Author:  RDJ [ Mon Aug 21, 2006 1:05 pm ]
Post subject: 

Quote:
If your dent is really small, you might wanna check your temp and oil pressure gages, since they work with the one and only volt limiter at the back of your dash cluster, and most likely that volt limiter will be reading low on the output side. .
My Temp gauge never worked since I've owned the car, and I replaced it with an aftermarket mechanical gauge first thing after I got my new engine. The voltmeter works, and the oil light goes on at ignition, and turns off when the engine is running, so I assume it works (is this a bad assumption?).

I was going to test some wiring this weekend, but when I tested my Ohm/volt meter on the car battery to make sure is works, it worked once then stopped working. I guess I need to get a new one.

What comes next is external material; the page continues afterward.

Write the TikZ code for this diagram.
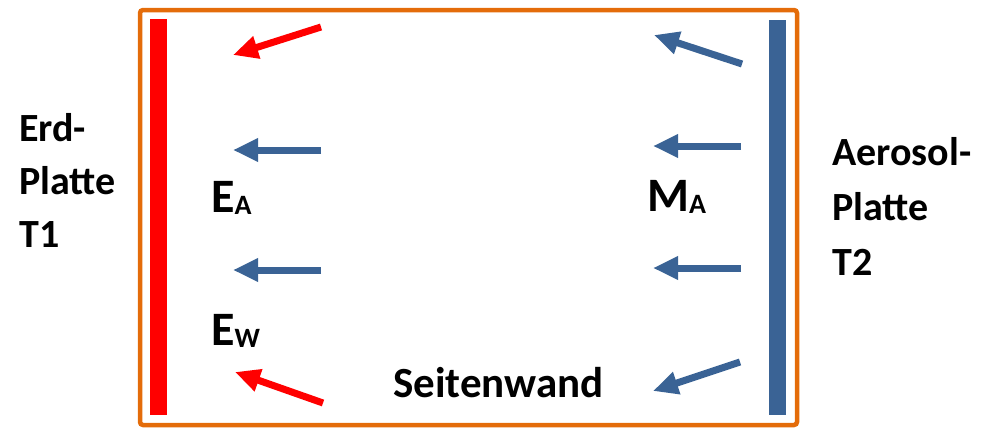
\documentclass[tikz,border=0pt]{standalone}
\usepackage{fontspec}
\setmainfont{Carlito}
\usetikzlibrary{arrows.meta}
\definecolor{frameorange}{HTML}{E46C0A}
\definecolor{plateblue}{HTML}{3A6395}
\definecolor{platered}{HTML}{FF0000}
\tikzset{
  flux/.style={line width=7pt, -{Triangle[width=22pt,length=25pt]}},
  lbl/.style={anchor=base west, inner sep=0pt, font=\bfseries\fontsize{40}{48}\selectfont},
  sym/.style={anchor=base west, inner sep=0pt, font=\bfseries\fontsize{48}{56}\selectfont},
}
\newcommand{\subtxt}[1]{\raisebox{-2pt}{\fontsize{28}{32}\selectfont #1}}
\begin{document}
\begin{tikzpicture}[x=1pt,y=-1pt]
\useasboundingbox (0,0) rectangle (990,429);
% frame
\draw[frameorange, line width=4.5pt, rounded corners=3pt] (140,10) rectangle (797,425);
% plates
\fill[platered] (150,19) rectangle (167,415);
\fill[plateblue] (769,20) rectangle (786,415);
% arrow end points
\coordinate (rt1) at (321,27);  \coordinate (rh1) at (233,55);
\coordinate (lt2) at (321,150); \coordinate (lh2) at (233,150);
\coordinate (lt3) at (321,270); \coordinate (lh3) at (233,270);
\coordinate (rt4) at (323,403); \coordinate (rh4) at (235,372);
\coordinate (bt1) at (742,64);  \coordinate (bh1) at (654,35);
\coordinate (bt2) at (741,146); \coordinate (bh2) at (653,146);
\coordinate (bt3) at (741,268); \coordinate (bh3) at (653,268);
\coordinate (bt4) at (740,362); \coordinate (bh4) at (653,391);
\draw[flux, platered] (rt1) -- (rh1);
\draw[flux, plateblue] (lt2) -- (lh2);
\draw[flux, plateblue] (lt3) -- (lh3);
\draw[flux, platered] (rt4) -- (rh4);
\draw[flux, plateblue] (bt1) -- (bh1);
\draw[flux, plateblue] (bt2) -- (bh2);
\draw[flux, plateblue] (bt3) -- (bh3);
\draw[flux, plateblue] (bt4) -- (bh4);
% labels
\node[lbl] (erd) at (19,141) {Erd-};
\node[lbl] (platte1) at (19,194) {Platte};
\node[lbl] (t1) at (19,247) {T1};
\node[lbl] (aer) at (832,165) {Aerosol-};
\node[lbl] (platte2) at (832,220) {Platte};
\node[lbl] (t2) at (832,275) {T2};
\node[sym] (ea) at (211,212) {E\subtxt{A}};
\node[sym] (ew) at (211,345) {E\subtxt{W}};
\node[sym] (ma) at (647,211) {M\subtxt{A}};
\node[lbl, font=\bfseries\fontsize{43}{51}\selectfont] (sw) at (393,397) {Seitenwand};
\end{tikzpicture}
\end{document}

Thanks for the tip on the manufacture of a new limiter, my dash is different, but it is probably similar.

Author:  argentina-slantsixer [ Mon Aug 21, 2006 3:40 pm ]
Post subject: 

Quote:
Quote:
If your dent is really small, you might wanna check your temp and oil pressure gages, since they work with the one and only volt limiter at the back of your dash cluster, and most likely that volt limiter will be reading low on the output side. .
My Temp gauge never worked since I've owned the car, and I replaced it with an aftermarket mechanical gauge first thing after I got my new engine. The voltmeter works, and the oil light goes on at ignition, and turns off when the engine is running, so I assume it works (is this a bad assumption?).
no, but the temp gage never working could have been a bad limiter that threw off the gage or a out of calibration limiter that burnt the temp gage and then the owner replaced the limiter and never noticed that the temp gage was not working....
Quote:
I was going to test some wiring this weekend, but when I tested my Ohm/volt meter on the car battery to make sure is works, it worked once then stopped working. I guess I need to get a new one. Thanks for the tip on the manufacture of a new limiter, my dash is different, but it is probably similar.
you have the speedo right over the column right? and you don't have oil pressure gage, you just have the "idiot" light? the idiot light doesn't work with the limiter so it will be working no matter how bad is the limiter on the back of that dash cluster. Yep, that's kinda diffrent butt there's still a limiter on the back of your dash cluster.